> [Task statement]: Pictures stay out. Extract the lines below from the first one through the line with "import plotly.graph_objects as go", both included.

> [Data]:
----------------------------------------
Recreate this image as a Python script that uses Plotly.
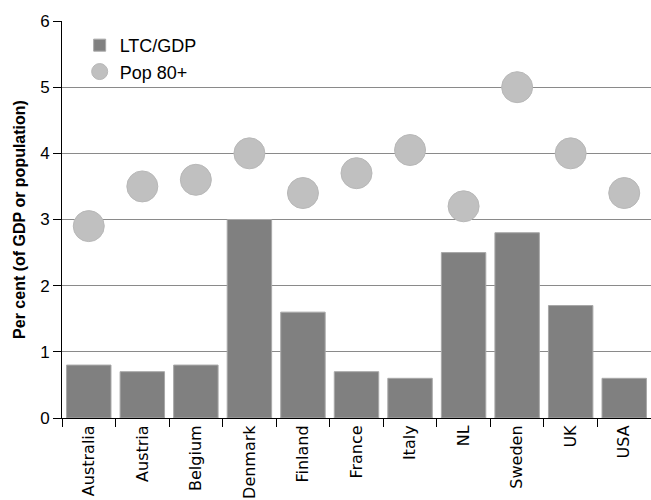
import plotly.graph_objects as go

countries = ["Australia", "Austria", "Belgium", "Denmark", "Finland", "France",
             "Italy", "NL", "Sweden", "UK", "USA"]
ltc_gdp = [0.8, 0.7, 0.8, 3.0, 1.6, 0.7, 0.6, 2.5, 2.8, 1.7, 0.6]
pop_80 = [2.9, 3.5, 3.6, 4.0, 3.4, 3.7, 4.05, 3.2, 5.0, 4.0, 3.4]
y_ticks = [0, 1, 2, 3, 4, 5, 6]

fig = go.Figure()
fig.add_trace(go.Bar(
    x=countries, y=ltc_gdp, name="LTC/GDP",
    marker=dict(color="#808080", line=dict(color="#a8a8a8", width=1)),
))
fig.add_trace(go.Scatter(
    x=countries, y=pop_80, name="Pop 80+", mode="markers",
    marker=dict(color="#c0c0c0", size=31, line=dict(color="#b8b8b8", width=1)),
))

fig.update_layout(
    width=651, height=500,
    margin=dict(l=62, r=0, t=21, b=82),
    paper_bgcolor="white", plot_bgcolor="white",
    bargap=0.17,
    font=dict(family="Liberation Sans, Arial, sans-serif", size=16, color="black"),
    showlegend=True,
    legend=dict(x=0.03, y=0.985, xanchor="left", yanchor="top",
                bgcolor="rgba(0,0,0,0)", font=dict(size=18), tracegroupgap=0,
                itemwidth=30),
    xaxis=dict(
        type="category", tickangle=-90, showline=True, linecolor="black",
        linewidth=1, ticks="outside", ticklen=8, tickcolor="black",
        tickson="boundaries", showgrid=False, range=[-0.5, 10.5],
        tickfont=dict(family="DejaVu Sans, sans-serif", size=16),
        automargin=False,
    ),
    yaxis=dict(
        range=[0, 6], tickvals=y_ticks, showline=True, linecolor="black",
        linewidth=1, ticks="outside", ticklen=8, tickcolor="black",
        showgrid=True, gridcolor="#8a8a8a", gridwidth=1, zeroline=False,
        tickfont=dict(size=17), automargin=False,
        title=dict(text="<b>Per cent (of GDP or population)</b>",
                   font=dict(size=16), standoff=10),
    ),
)

fig.write_html("out.html")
----------------------------------------
> [Full response]:
Recreate this image as a Python script that uses Plotly.
import plotly.graph_objects as go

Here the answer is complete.